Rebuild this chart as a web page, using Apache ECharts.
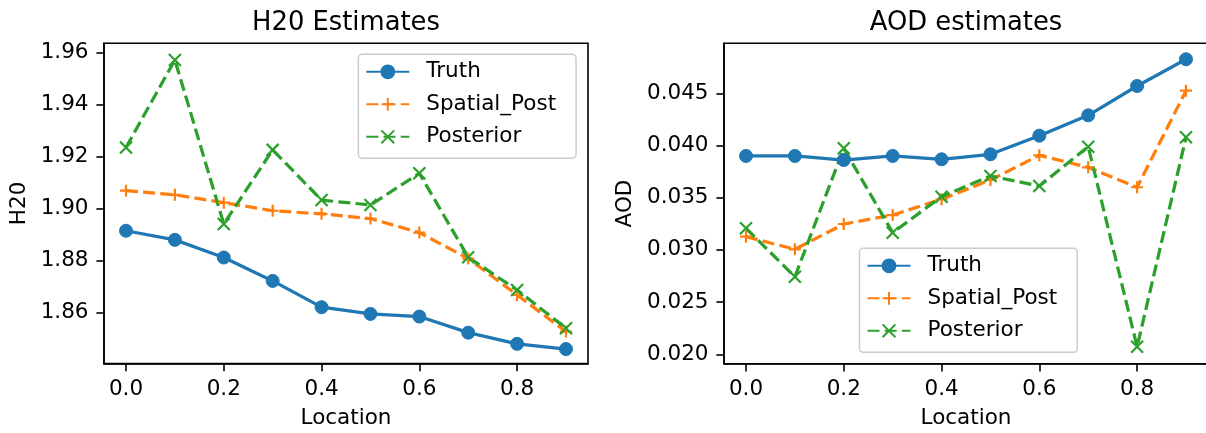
<!DOCTYPE html>
<html>
<head>
<meta charset="utf-8">
<script src="https://cdn.jsdelivr.net/npm/echarts@6/dist/echarts.min.js"></script>
<style>
  html, body { margin: 0; padding: 0; background: #fff; }
  #chart { width: 1206px; height: 433px; }
</style>
</head>
<body>
<div id="chart"></div>
<script>
// Sample locations along the transect
const locations = [0.0, 0.1, 0.2, 0.3, 0.4, 0.5, 0.6, 0.7, 0.8, 0.9];

// Water vapour (H20) estimates
const h2oTruth     = [1.8915, 1.8880, 1.8812, 1.8722, 1.8621, 1.8595, 1.8585, 1.8523, 1.8480, 1.8460];
const h2oSpatial   = [1.9069, 1.9053, 1.9023, 1.8992, 1.8980, 1.8962, 1.8908, 1.8808, 1.8668, 1.8527];
const h2oPosterior = [1.9235, 1.9572, 1.8941, 1.9226, 1.9033, 1.9014, 1.9136, 1.8813, 1.8687, 1.8540];

// Aerosol optical depth (AOD) estimates
const aodTruth     = [0.03900, 0.03900, 0.03861, 0.03900, 0.03868, 0.03916, 0.04094, 0.04289, 0.04570, 0.04826];
const aodSpatial   = [0.03127, 0.03006, 0.03248, 0.03334, 0.03485, 0.03670, 0.03906, 0.03791, 0.03600, 0.04525];
const aodPosterior = [0.03207, 0.02743, 0.03973, 0.03165, 0.03510, 0.03708, 0.03612, 0.03989, 0.02073, 0.04079];

// Tick positions
const xTicks   = [0.0, 0.2, 0.4, 0.6, 0.8];
const h2oTicks = [1.86, 1.88, 1.90, 1.92, 1.94, 1.96];
const aodTicks = [0.020, 0.025, 0.030, 0.035, 0.040, 0.045];

const seriesNames = ['Truth', 'Spatial_Post', 'Posterior'];

const FONT = 'DejaVu Sans';
const TICK_FS = 21.5;
const C_BLUE = '#1f77b4', C_ORANGE = '#ff7f0e', C_GREEN = '#2ca02c';
const LW = 3.25;
const DASH = [12, 5.2];
const PLUS = 'path://M0,-1L0,1M-1,0L1,0';
const CROSS = 'path://M-1,-1L1,1M-1,1L1,-1';

const pairs = ys => locations.map((x, i) => [x, ys[i]]);

function xAxisFor(gridIndex) {
  return {
    type: 'value', gridIndex, position: 'bottom',
    min: -0.045, max: 0.945,
    name: 'Location', nameLocation: 'middle', nameGap: 37,
    nameTextStyle: { fontFamily: FONT, fontSize: TICK_FS, color: '#000', lineHeight: 26 },
    axisLine: { show: true, onZero: false, lineStyle: { color: '#000', width: 1.6 } },
    splitLine: { show: false },
    axisTick: { show: true, length: 7.6, inside: false, customValues: xTicks,
                lineStyle: { color: '#000', width: 1.6 } },
    axisLabel: { customValues: xTicks, margin: 15, fontFamily: FONT, fontSize: TICK_FS, color: '#000',
                 formatter: v => v.toFixed(1) }
  };
}

function yAxisFor(gridIndex, min, max, ticks, digits, name, nameGap) {
  return {
    type: 'value', gridIndex, min, max, position: 'left',
    name, nameLocation: 'middle', nameGap, nameRotate: 90,
    nameTextStyle: { fontFamily: FONT, fontSize: TICK_FS, color: '#000', lineHeight: 26 },
    axisLine: { show: true, onZero: false, lineStyle: { color: '#000', width: 1.6 } },
    splitLine: { show: false },
    axisTick: { show: true, length: 7.6, inside: false, customValues: ticks,
                lineStyle: { color: '#000', width: 1.6 } },
    axisLabel: { customValues: ticks, margin: 15.5, fontFamily: FONT, fontSize: TICK_FS, color: '#000',
                 formatter: v => v.toFixed(digits) }
  };
}

function lineSeries(name, data, idx, color, symbol, size, dashed) {
  return {
    name, type: 'line', xAxisIndex: idx, yAxisIndex: idx,
    data: pairs(data),
    symbol, symbolSize: size, showSymbol: true,
    lineStyle: { color, width: LW, type: dashed ? DASH : 'solid' },
    itemStyle: symbol === 'circle'
      ? { color, borderColor: color, borderWidth: 1 }
      : { color, borderColor: color, borderWidth: 2.2 },
    emphasis: { disabled: true },
    z: 2
  };
}

function legendAt(left, top) {
  return {
    data: seriesNames, orient: 'vertical', left, top,
    padding: [5, 20, 9, 7], itemGap: 7.5,
    itemWidth: 43, itemHeight: 16,
    backgroundColor: 'rgba(255,255,255,0.8)',
    borderColor: '#cccccc', borderWidth: 1.5, borderRadius: 4,
    textStyle: { fontFamily: FONT, fontSize: TICK_FS, color: '#000', lineHeight: 25, padding: [0, 0, 0, 12] },
    selectedMode: false
  };
}

const chart = echarts.init(document.getElementById('chart'), null, { renderer: 'canvas' });

chart.setOption({
  animation: false,
  backgroundColor: '#fff',
  title: [
    { text: 'H20 Estimates', left: 346, top: 10, textAlign: 'center', padding: 0,
      textStyle: { fontFamily: FONT, fontSize: 25.8, fontWeight: 'normal', color: '#000' } },
    { text: 'AOD estimates', left: 966, top: 10, textAlign: 'center', padding: 0,
      textStyle: { fontFamily: FONT, fontSize: 25.8, fontWeight: 'normal', color: '#000' } }
  ],
  grid: [
    { left: 104, top: 43.3, width: 484, height: 320.3, show: true, borderColor: '#000', borderWidth: 1.6,
      backgroundColor: 'transparent', containLabel: false, outerBoundsMode: 'none' },
    { left: 724, top: 43.3, width: 484, height: 320.5, show: true, borderColor: '#000', borderWidth: 1.6,
      backgroundColor: 'transparent', containLabel: false, outerBoundsMode: 'none' }
  ],
  xAxis: [xAxisFor(0), xAxisFor(1)],
  yAxis: [
    yAxisFor(0, 1.8404, 1.9636, h2oTicks, 2, 'H20', 72),
    yAxisFor(1, 0.01909, 0.04979, aodTicks, 3, 'AOD', 86)
  ],
  legend: [legendAt(358.3, 54.3), legendAt(859.5, 248.3)],
  series: [
    lineSeries('Truth', h2oTruth, 0, C_BLUE, 'circle', 13, false),
    lineSeries('Spatial_Post', h2oSpatial, 0, C_ORANGE, PLUS, 12, true),
    lineSeries('Posterior', h2oPosterior, 0, C_GREEN, CROSS, 12, true),
    lineSeries('Truth', aodTruth, 1, C_BLUE, 'circle', 13, false),
    lineSeries('Spatial_Post', aodSpatial, 1, C_ORANGE, PLUS, 12, true),
    lineSeries('Posterior', aodPosterior, 1, C_GREEN, CROSS, 12, true)
  ]
});
</script>
</body>
</html>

#### [EXERCISE]
Every line from the top of the material above through the line with "const pairs = ys" should be duplicated exactly, please; leave out the pictures.

#### [WRITTEN SOLUTION]
Rebuild this chart as a web page, using Apache ECharts.
<!DOCTYPE html>
<html>
<head>
<meta charset="utf-8">
<script src="https://cdn.jsdelivr.net/npm/echarts@6/dist/echarts.min.js"></script>
<style>
  html, body { margin: 0; padding: 0; background: #fff; }
  #chart { width: 1206px; height: 433px; }
</style>
</head>
<body>
<div id="chart"></div>
<script>
// Sample locations along the transect
const locations = [0.0, 0.1, 0.2, 0.3, 0.4, 0.5, 0.6, 0.7, 0.8, 0.9];

// Water vapour (H20) estimates
const h2oTruth     = [1.8915, 1.8880, 1.8812, 1.8722, 1.8621, 1.8595, 1.8585, 1.8523, 1.8480, 1.8460];
const h2oSpatial   = [1.9069, 1.9053, 1.9023, 1.8992, 1.8980, 1.8962, 1.8908, 1.8808, 1.8668, 1.8527];
const h2oPosterior = [1.9235, 1.9572, 1.8941, 1.9226, 1.9033, 1.9014, 1.9136, 1.8813, 1.8687, 1.8540];

// Aerosol optical depth (AOD) estimates
const aodTruth     = [0.03900, 0.03900, 0.03861, 0.03900, 0.03868, 0.03916, 0.04094, 0.04289, 0.04570, 0.04826];
const aodSpatial   = [0.03127, 0.03006, 0.03248, 0.03334, 0.03485, 0.03670, 0.03906, 0.03791, 0.03600, 0.04525];
const aodPosterior = [0.03207, 0.02743, 0.03973, 0.03165, 0.03510, 0.03708, 0.03612, 0.03989, 0.02073, 0.04079];

// Tick positions
const xTicks   = [0.0, 0.2, 0.4, 0.6, 0.8];
const h2oTicks = [1.86, 1.88, 1.90, 1.92, 1.94, 1.96];
const aodTicks = [0.020, 0.025, 0.030, 0.035, 0.040, 0.045];

const seriesNames = ['Truth', 'Spatial_Post', 'Posterior'];

const FONT = 'DejaVu Sans';
const TICK_FS = 21.5;
const C_BLUE = '#1f77b4', C_ORANGE = '#ff7f0e', C_GREEN = '#2ca02c';
const LW = 3.25;
const DASH = [12, 5.2];
const PLUS = 'path://M0,-1L0,1M-1,0L1,0';
const CROSS = 'path://M-1,-1L1,1M-1,1L1,-1';

const pairs = ys => locations.map((x, i) => [x, ys[i]]);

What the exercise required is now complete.